A pochi giorni dalla Giornata contro la violenza sulle donne (che cade il 25 novembre), le notizie di cronaca tratteggiano di nuovo un quadro drammatico su questo fronte. Ora, nel tentativo di andare alla ricerca di soluzioni concrete, anche i componenti dell’Associazione politica I Repubblicani si stanno interrogando sulla questione. In particolare due donne che fanno parte del direttivo – Annamaria Martelossi (già presidente del consiglio provinciale varesino) e Arianna Miotti (assessore ad Arcisate) – hanno deciso di affidare alcune riflessioni a una lettera aperta che hanno scritto assieme. Eccola.
«Maria è una donna come tante. Un marito, tre figli, tanti lavoretti che non fanno uno stipendio come si deve, un suocero a cui badare, qualche amica vera. E un marito violento. “Non è colpa sua, è nervoso, ha fatto due guerre” lo giustifica lei con le comari del cortile. Perché siamo nel 1946, e se suo marito la picchia perché si alza di cattivo umore, perché qualcosa lo infastidisce o perché gli gira, nessuno può dirgli nulla. La legge non glielo proibisce e c’è una mentalità diffusa che glielo permette. Mogli che subivano anche perché non avevano scelta.
Negli anni, lentamente, le norme sono cambiate; dal 2019 la legge “codice rosso” ha istituito corsie preferenziali per i maltrattamenti in famiglia e i reati di stalking. Ma ancora non basta perché la violenza contro le donne rappresenta un importante problema di sanità oltre che una violazione dei diritti umani e di discriminazione. Non occorre aspettare i dati, che puntualmente escono il 25 novembre in occasione della giornata contro la violenza, per sapere che molte donne vivono ancora situazioni di abuso, e spesso sono giovani.
Recente, per esempio, è la notizia che il trapper Gallager (Gabriele Maggi, 29 anni) è stato arrestato con l’accusa di maltrattamenti e lesioni alla fidanzata, che avrebbe aggredito anche durante la gravidanza. Un altro fatto grave che si aggiunge all’uccisione di Giulia Cecchettin. Ormai è un problema di salute di proporzioni enormi. Gli interventi correttivi utili e necessari solo se verranno associati all’autentica prevenzione: quella culturale e educativa, a cominciare dalle scuole.
Le donne perdono la forza di volontà, hanno paura a denunciare, si pensano “non normali”. Un atteggiamento di negazione del maltrattamento. È un processo difficile e faticoso che spesso genera molte sofferenze, perché uscire allo scoperto significa dichiararlo agli altri.

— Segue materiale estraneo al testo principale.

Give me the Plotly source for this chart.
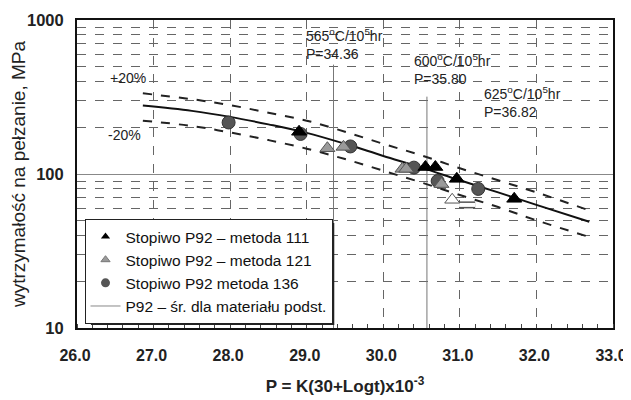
import plotly.graph_objects as go

# ---- data ----
curve_p = [26.86, 27.5, 28.0, 28.5, 29.0, 29.5, 30.0, 30.5, 31.0, 31.5, 32.0, 32.69]
curve_mean = [278, 257, 235, 210, 185, 157, 131, 110, 91, 76, 63, 49]
curve_upper = [334, 306, 280, 250, 222, 188, 157, 132, 109, 91, 76, 58]
curve_lower = [222, 205, 186, 166, 146, 125, 105, 88, 73, 61, 50, 39]

m111_p = [28.90, 30.55, 30.68, 30.96, 31.71]
m111_v = [188, 111, 111, 93, 69]

m121_p = [29.27, 29.48, 30.25, 30.30, 30.76]
m121_v = [147, 150, 108, 108, 86]

m136_p = [27.98, 28.92, 29.57, 30.40, 30.71, 31.24]
m136_v = [216, 182, 151, 110, 90, 80]

runout_p = [30.90]
runout_v = [68]
arrow_p = [30.99, 31.20]
arrow_v = [63, 63]

ref_p = [29.35, 30.57]
ref_top = [513, 318]

x_ticks = [26, 27, 28, 29, 30, 31, 32, 33]
x_tick_text = ["26.0", "27.0", "28.0", "29.0", "30.0", "31.0", "32.0", "33.0"]
y_ticks = [10, 100, 1000]
y_tick_text = ["10", "100", "1000"]

FONT = "Liberation Sans, Arial, sans-serif"

fig = go.Figure()

# reference vertical lines
for p, top in zip(ref_p, ref_top):
    fig.add_trace(go.Scatter(x=[p, p], y=[10, top], mode="lines",
                             line=dict(color="#777777", width=1),
                             showlegend=False, hoverinfo="skip"))

# band and mean curves
fig.add_trace(go.Scatter(x=curve_p, y=curve_upper, mode="lines", line_shape="spline",
                         line=dict(color="#222222", width=2, dash="dash"),
                         showlegend=False))
fig.add_trace(go.Scatter(x=curve_p, y=curve_lower, mode="lines", line_shape="spline",
                         line=dict(color="#222222", width=2, dash="dash"),
                         showlegend=False))
fig.add_trace(go.Scatter(x=curve_p, y=curve_mean, mode="lines", line_shape="spline",
                         line=dict(color="#111111", width=2),
                         showlegend=False))

# runout arrow
fig.add_trace(go.Scatter(x=arrow_p, y=arrow_v, mode="lines",
                         line=dict(color="#555555", width=7),
                         showlegend=False, hoverinfo="skip"))
fig.add_trace(go.Scatter(x=arrow_p, y=arrow_v, mode="lines",
                         line=dict(color="white", width=4),
                         showlegend=False, hoverinfo="skip"))

# data points
fig.add_trace(go.Scatter(x=m136_p, y=m136_v, mode="markers",
                         marker=dict(symbol="circle", size=13, color="#555555",
                                     line=dict(color="#333333", width=1)),
                         showlegend=False))
fig.add_trace(go.Scatter(x=m121_p, y=m121_v, mode="markers",
                         marker=dict(symbol="triangle-up", size=13, color="#9a9a9a",
                                     line=dict(color="#555555", width=1)),
                         showlegend=False))
fig.add_trace(go.Scatter(x=runout_p, y=runout_v, mode="markers",
                         marker=dict(symbol="triangle-up", size=13, color="white",
                                     line=dict(color="#555555", width=1)),
                         showlegend=False))
fig.add_trace(go.Scatter(x=m111_p, y=m111_v, mode="markers",
                         marker=dict(symbol="triangle-up", size=13, color="black",
                                     line=dict(color="black", width=1)),
                         showlegend=False))

# legend entries (small symbols as in the reference)
fig.add_trace(go.Scatter(x=[None], y=[None], mode="markers",
                         marker=dict(symbol="triangle-up", size=8, color="black"),
                         name="Stopiwo P92 – metoda 111"))
fig.add_trace(go.Scatter(x=[None], y=[None], mode="markers",
                         marker=dict(symbol="triangle-up", size=8, color="#9a9a9a",
                                     line=dict(color="#777777", width=1)),
                         name="Stopiwo P92 – metoda 121"))
fig.add_trace(go.Scatter(x=[None], y=[None], mode="markers",
                         marker=dict(symbol="circle", size=9, color="#555555"),
                         name="Stopiwo P92 metoda 136"))
fig.add_trace(go.Scatter(x=[None], y=[None], mode="lines",
                         line=dict(color="#888888", width=1),
                         name="P92 – śr. dla materiału podst."))

ann_font = dict(family=FONT, size=14, color="#222222")
annotations = [
    dict(x=28.97, y=2.846, text="565<sup>o</sup>C/10<sup>5</sup>hr<br>P=34.36"),
    dict(x=30.37, y=2.684, text="600<sup>o</sup>C/10<sup>5</sup>hr<br>P=35.80"),
    dict(x=31.29, y=2.466, text="625<sup>o</sup>C/10<sup>5</sup>hr<br>P=36.82"),
    dict(x=26.40, y=2.625, text="+20%"),
    dict(x=26.38, y=2.255, text="-20%"),
]
for a in annotations:
    a.update(xref="x", yref="y", xanchor="left", yanchor="middle", showarrow=False,
             align="left", font=ann_font, bgcolor="rgba(255,255,255,0)")

# page body adds an 8px offset; figure sized so plot area lands where the reference has it
fig.update_layout(
    width=623, height=392,
    margin=dict(l=69, r=18, t=12, b=72, autoexpand=False),
    paper_bgcolor="white", plot_bgcolor="white",
    font=dict(family=FONT, color="#111111"),
    annotations=annotations,
    legend=dict(x=0.014, y=0.354, xanchor="left", yanchor="top",
                bgcolor="white", bordercolor="#222222", borderwidth=1,
                font=dict(family=FONT, size=15.5, color="#111111"),
                itemsizing="trace", traceorder="normal", tracegroupgap=0),
    shapes=[dict(type="rect", xref="paper", yref="paper",
                 x0=0.026, x1=0.480, y0=0.010, y1=0.341,
                 fillcolor="#222222", line=dict(width=0), layer="above")],
    xaxis=dict(range=[26, 33], tickvals=x_ticks, ticktext=x_tick_text,
               automargin=False,
               showgrid=True, gridcolor="#666666", griddash="dash", gridwidth=1,
               ticks="", showline=True, linecolor="#111111", linewidth=2, mirror=True,
               tickfont=dict(family=FONT, size=16, weight="bold", color="#222222"),
               ticklabelstandoff=12, ticklabelshift=-2,
               minor=dict(dtick=0.2, ticks="inside", ticklen=4, tickcolor="#444444",
                          showgrid=False),
               title=dict(text="P = K(30+Logt)x10<sup>-3</sup>", standoff=17,
                          font=dict(family=FONT, size=17, weight="bold", color="#222222")),
               zeroline=False),
    yaxis=dict(type="log", range=[1, 3], tickvals=y_ticks, ticktext=y_tick_text,
               automargin=False,
               showgrid=True, gridcolor="#888888", gridwidth=1,
               ticks="", showline=True, linecolor="#111111", linewidth=2, mirror=True,
               tickfont=dict(family=FONT, size=16.5, weight="bold", color="#222222"),
               ticklabelstandoff=8,
               minor=dict(dtick="D1", showgrid=True, gridcolor="#666666",
                          griddash="dash", gridwidth=1, ticks=""),
               title=dict(text="wytrzymałość na pełzanie, MPa", standoff=8,
                          font=dict(family=FONT, size=19, color="#222222")),
               zeroline=False),
)

fig.write_html("out.html")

Chiediamo e vogliamo che le panchine rosse non siano semplicemente un simbolo. Invitiamo gli amministratori locali a un cambio di prospettiva e mirare gli interventi sulle cause da cui generano le violenze, quali ad esempio l’implementazione dell’assistenza psicologica diffusa sul territorio in sinergia con i servizi istituzionali e le strutture associative del privato sociale».